→ Job
Without the pictures, repeat the listing character for character.

→ Stored data
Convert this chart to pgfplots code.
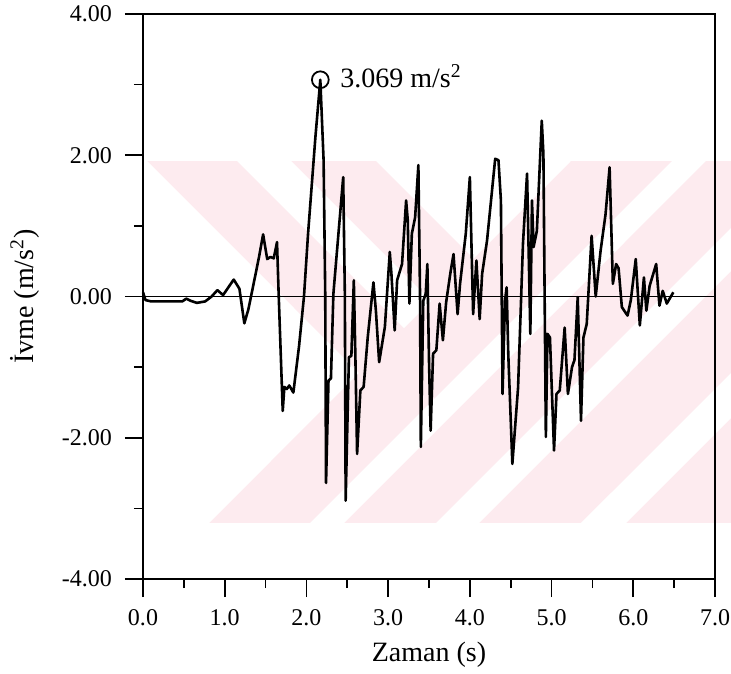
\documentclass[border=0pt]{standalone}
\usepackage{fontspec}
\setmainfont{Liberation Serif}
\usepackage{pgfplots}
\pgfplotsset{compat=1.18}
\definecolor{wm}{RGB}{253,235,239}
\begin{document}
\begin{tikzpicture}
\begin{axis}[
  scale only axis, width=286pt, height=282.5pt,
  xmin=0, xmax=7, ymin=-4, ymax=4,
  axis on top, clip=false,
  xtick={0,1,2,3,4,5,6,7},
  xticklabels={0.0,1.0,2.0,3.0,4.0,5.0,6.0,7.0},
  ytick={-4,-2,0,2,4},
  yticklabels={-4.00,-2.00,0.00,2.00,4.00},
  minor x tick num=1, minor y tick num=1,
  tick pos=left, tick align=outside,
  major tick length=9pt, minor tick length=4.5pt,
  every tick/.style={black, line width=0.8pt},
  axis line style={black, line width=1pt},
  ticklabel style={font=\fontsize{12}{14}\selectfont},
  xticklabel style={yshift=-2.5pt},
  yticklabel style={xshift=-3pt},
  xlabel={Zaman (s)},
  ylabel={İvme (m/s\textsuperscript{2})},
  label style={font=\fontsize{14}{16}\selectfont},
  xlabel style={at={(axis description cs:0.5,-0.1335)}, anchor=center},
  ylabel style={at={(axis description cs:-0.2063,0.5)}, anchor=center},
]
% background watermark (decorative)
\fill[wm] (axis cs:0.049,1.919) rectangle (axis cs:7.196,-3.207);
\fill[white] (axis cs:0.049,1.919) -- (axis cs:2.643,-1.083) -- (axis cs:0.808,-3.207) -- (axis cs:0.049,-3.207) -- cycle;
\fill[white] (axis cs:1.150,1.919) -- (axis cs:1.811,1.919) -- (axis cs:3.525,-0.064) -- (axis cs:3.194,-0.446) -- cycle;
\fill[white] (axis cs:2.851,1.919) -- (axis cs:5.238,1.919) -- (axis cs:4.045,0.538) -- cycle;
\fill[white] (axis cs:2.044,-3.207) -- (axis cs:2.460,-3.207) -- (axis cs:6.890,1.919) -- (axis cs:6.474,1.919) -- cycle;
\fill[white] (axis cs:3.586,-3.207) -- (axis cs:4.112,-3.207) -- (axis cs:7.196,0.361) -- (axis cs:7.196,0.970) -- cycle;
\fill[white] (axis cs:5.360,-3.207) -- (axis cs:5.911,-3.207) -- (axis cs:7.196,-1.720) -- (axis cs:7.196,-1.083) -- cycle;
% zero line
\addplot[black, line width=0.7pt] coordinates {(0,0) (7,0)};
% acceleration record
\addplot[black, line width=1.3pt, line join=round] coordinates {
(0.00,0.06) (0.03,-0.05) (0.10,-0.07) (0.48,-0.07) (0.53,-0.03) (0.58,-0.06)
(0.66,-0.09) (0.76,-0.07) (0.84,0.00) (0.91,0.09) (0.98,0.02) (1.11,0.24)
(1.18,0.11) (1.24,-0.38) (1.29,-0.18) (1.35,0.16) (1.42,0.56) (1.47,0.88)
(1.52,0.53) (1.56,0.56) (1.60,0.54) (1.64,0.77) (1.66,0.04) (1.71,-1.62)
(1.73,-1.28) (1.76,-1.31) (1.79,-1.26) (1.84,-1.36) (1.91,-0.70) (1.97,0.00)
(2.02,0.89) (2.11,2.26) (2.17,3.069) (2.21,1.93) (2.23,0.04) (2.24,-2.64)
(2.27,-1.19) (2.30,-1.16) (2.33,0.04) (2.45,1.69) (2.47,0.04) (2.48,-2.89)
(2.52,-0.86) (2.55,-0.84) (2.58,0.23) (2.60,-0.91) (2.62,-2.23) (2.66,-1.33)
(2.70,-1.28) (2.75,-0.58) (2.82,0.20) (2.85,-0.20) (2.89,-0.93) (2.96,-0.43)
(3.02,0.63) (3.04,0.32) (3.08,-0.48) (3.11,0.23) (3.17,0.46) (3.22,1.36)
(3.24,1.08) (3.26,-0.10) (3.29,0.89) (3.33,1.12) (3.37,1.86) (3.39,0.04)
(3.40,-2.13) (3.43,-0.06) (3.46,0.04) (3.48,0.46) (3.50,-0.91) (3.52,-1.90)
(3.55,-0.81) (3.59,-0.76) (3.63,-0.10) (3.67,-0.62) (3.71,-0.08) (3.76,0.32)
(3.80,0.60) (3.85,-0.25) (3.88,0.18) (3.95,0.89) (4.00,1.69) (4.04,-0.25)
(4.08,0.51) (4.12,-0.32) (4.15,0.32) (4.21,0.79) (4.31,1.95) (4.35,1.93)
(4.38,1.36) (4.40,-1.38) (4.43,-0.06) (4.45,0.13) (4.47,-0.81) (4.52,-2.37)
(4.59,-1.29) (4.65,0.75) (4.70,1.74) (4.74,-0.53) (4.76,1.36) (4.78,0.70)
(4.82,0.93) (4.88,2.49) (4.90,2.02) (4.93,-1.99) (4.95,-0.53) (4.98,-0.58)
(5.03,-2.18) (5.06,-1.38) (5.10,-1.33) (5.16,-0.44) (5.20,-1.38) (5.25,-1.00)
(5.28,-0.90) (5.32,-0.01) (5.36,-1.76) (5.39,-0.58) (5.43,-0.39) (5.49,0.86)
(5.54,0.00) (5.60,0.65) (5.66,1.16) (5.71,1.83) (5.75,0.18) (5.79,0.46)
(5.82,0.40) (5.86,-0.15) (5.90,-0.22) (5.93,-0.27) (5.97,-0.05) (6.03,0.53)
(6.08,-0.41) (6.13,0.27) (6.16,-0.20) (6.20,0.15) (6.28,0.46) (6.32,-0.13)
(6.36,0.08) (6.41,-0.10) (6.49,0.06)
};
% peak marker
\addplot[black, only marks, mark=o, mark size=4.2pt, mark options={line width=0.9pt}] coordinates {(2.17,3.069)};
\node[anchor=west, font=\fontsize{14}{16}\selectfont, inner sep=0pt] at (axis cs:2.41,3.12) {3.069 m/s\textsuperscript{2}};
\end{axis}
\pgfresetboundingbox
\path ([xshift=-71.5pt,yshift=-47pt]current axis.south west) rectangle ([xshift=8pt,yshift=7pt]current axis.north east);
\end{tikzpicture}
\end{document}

→ Task answer
Convert this chart to pgfplots code.
\documentclass[border=0pt]{standalone}
\usepackage{fontspec}
\setmainfont{Liberation Serif}
\usepackage{pgfplots}
\pgfplotsset{compat=1.18}
\definecolor{wm}{RGB}{253,235,239}
\begin{document}
\begin{tikzpicture}
\begin{axis}[
  scale only axis, width=286pt, height=282.5pt,
  xmin=0, xmax=7, ymin=-4, ymax=4,
  axis on top, clip=false,
  xtick={0,1,2,3,4,5,6,7},
  xticklabels={0.0,1.0,2.0,3.0,4.0,5.0,6.0,7.0},
  ytick={-4,-2,0,2,4},
  yticklabels={-4.00,-2.00,0.00,2.00,4.00},
  minor x tick num=1, minor y tick num=1,
  tick pos=left, tick align=outside,
  major tick length=9pt, minor tick length=4.5pt,
  every tick/.style={black, line width=0.8pt},
  axis line style={black, line width=1pt},
  ticklabel style={font=\fontsize{12}{14}\selectfont},
  xticklabel style={yshift=-2.5pt},
  yticklabel style={xshift=-3pt},
  xlabel={Zaman (s)},
  ylabel={İvme (m/s\textsuperscript{2})},
  label style={font=\fontsize{14}{16}\selectfont},
  xlabel style={at={(axis description cs:0.5,-0.1335)}, anchor=center},
  ylabel style={at={(axis description cs:-0.2063,0.5)}, anchor=center},
]
% background watermark (decorative)
\fill[wm] (axis cs:0.049,1.919) rectangle (axis cs:7.196,-3.207);
\fill[white] (axis cs:0.049,1.919) -- (axis cs:2.643,-1.083) -- (axis cs:0.808,-3.207) -- (axis cs:0.049,-3.207) -- cycle;
\fill[white] (axis cs:1.150,1.919) -- (axis cs:1.811,1.919) -- (axis cs:3.525,-0.064) -- (axis cs:3.194,-0.446) -- cycle;
\fill[white] (axis cs:2.851,1.919) -- (axis cs:5.238,1.919) -- (axis cs:4.045,0.538) -- cycle;
\fill[white] (axis cs:2.044,-3.207) -- (axis cs:2.460,-3.207) -- (axis cs:6.890,1.919) -- (axis cs:6.474,1.919) -- cycle;
\fill[white] (axis cs:3.586,-3.207) -- (axis cs:4.112,-3.207) -- (axis cs:7.196,0.361) -- (axis cs:7.196,0.970) -- cycle;
\fill[white] (axis cs:5.360,-3.207) -- (axis cs:5.911,-3.207) -- (axis cs:7.196,-1.720) -- (axis cs:7.196,-1.083) -- cycle;
% zero line
\addplot[black, line width=0.7pt] coordinates {(0,0) (7,0)};
% acceleration record
\addplot[black, line width=1.3pt, line join=round] coordinates {
(0.00,0.06) (0.03,-0.05) (0.10,-0.07) (0.48,-0.07) (0.53,-0.03) (0.58,-0.06)
(0.66,-0.09) (0.76,-0.07) (0.84,0.00) (0.91,0.09) (0.98,0.02) (1.11,0.24)
(1.18,0.11) (1.24,-0.38) (1.29,-0.18) (1.35,0.16) (1.42,0.56) (1.47,0.88)
(1.52,0.53) (1.56,0.56) (1.60,0.54) (1.64,0.77) (1.66,0.04) (1.71,-1.62)
(1.73,-1.28) (1.76,-1.31) (1.79,-1.26) (1.84,-1.36) (1.91,-0.70) (1.97,0.00)
(2.02,0.89) (2.11,2.26) (2.17,3.069) (2.21,1.93) (2.23,0.04) (2.24,-2.64)
(2.27,-1.19) (2.30,-1.16) (2.33,0.04) (2.45,1.69) (2.47,0.04) (2.48,-2.89)
(2.52,-0.86) (2.55,-0.84) (2.58,0.23) (2.60,-0.91) (2.62,-2.23) (2.66,-1.33)
(2.70,-1.28) (2.75,-0.58) (2.82,0.20) (2.85,-0.20) (2.89,-0.93) (2.96,-0.43)
(3.02,0.63) (3.04,0.32) (3.08,-0.48) (3.11,0.23) (3.17,0.46) (3.22,1.36)
(3.24,1.08) (3.26,-0.10) (3.29,0.89) (3.33,1.12) (3.37,1.86) (3.39,0.04)
(3.40,-2.13) (3.43,-0.06) (3.46,0.04) (3.48,0.46) (3.50,-0.91) (3.52,-1.90)
(3.55,-0.81) (3.59,-0.76) (3.63,-0.10) (3.67,-0.62) (3.71,-0.08) (3.76,0.32)
(3.80,0.60) (3.85,-0.25) (3.88,0.18) (3.95,0.89) (4.00,1.69) (4.04,-0.25)
(4.08,0.51) (4.12,-0.32) (4.15,0.32) (4.21,0.79) (4.31,1.95) (4.35,1.93)
(4.38,1.36) (4.40,-1.38) (4.43,-0.06) (4.45,0.13) (4.47,-0.81) (4.52,-2.37)
(4.59,-1.29) (4.65,0.75) (4.70,1.74) (4.74,-0.53) (4.76,1.36) (4.78,0.70)
(4.82,0.93) (4.88,2.49) (4.90,2.02) (4.93,-1.99) (4.95,-0.53) (4.98,-0.58)
(5.03,-2.18) (5.06,-1.38) (5.10,-1.33) (5.16,-0.44) (5.20,-1.38) (5.25,-1.00)
(5.28,-0.90) (5.32,-0.01) (5.36,-1.76) (5.39,-0.58) (5.43,-0.39) (5.49,0.86)
(5.54,0.00) (5.60,0.65) (5.66,1.16) (5.71,1.83) (5.75,0.18) (5.79,0.46)
(5.82,0.40) (5.86,-0.15) (5.90,-0.22) (5.93,-0.27) (5.97,-0.05) (6.03,0.53)
(6.08,-0.41) (6.13,0.27) (6.16,-0.20) (6.20,0.15) (6.28,0.46) (6.32,-0.13)
(6.36,0.08) (6.41,-0.10) (6.49,0.06)
};
% peak marker
\addplot[black, only marks, mark=o, mark size=4.2pt, mark options={line width=0.9pt}] coordinates {(2.17,3.069)};
\node[anchor=west, font=\fontsize{14}{16}\selectfont, inner sep=0pt] at (axis cs:2.41,3.12) {3.069 m/s\textsuperscript{2}};
\end{axis}
\pgfresetboundingbox
\path ([xshift=-71.5pt,yshift=-47pt]current axis.south west) rectangle ([xshift=8pt,yshift=7pt]current axis.north east);
\end{tikzpicture}
\end{document}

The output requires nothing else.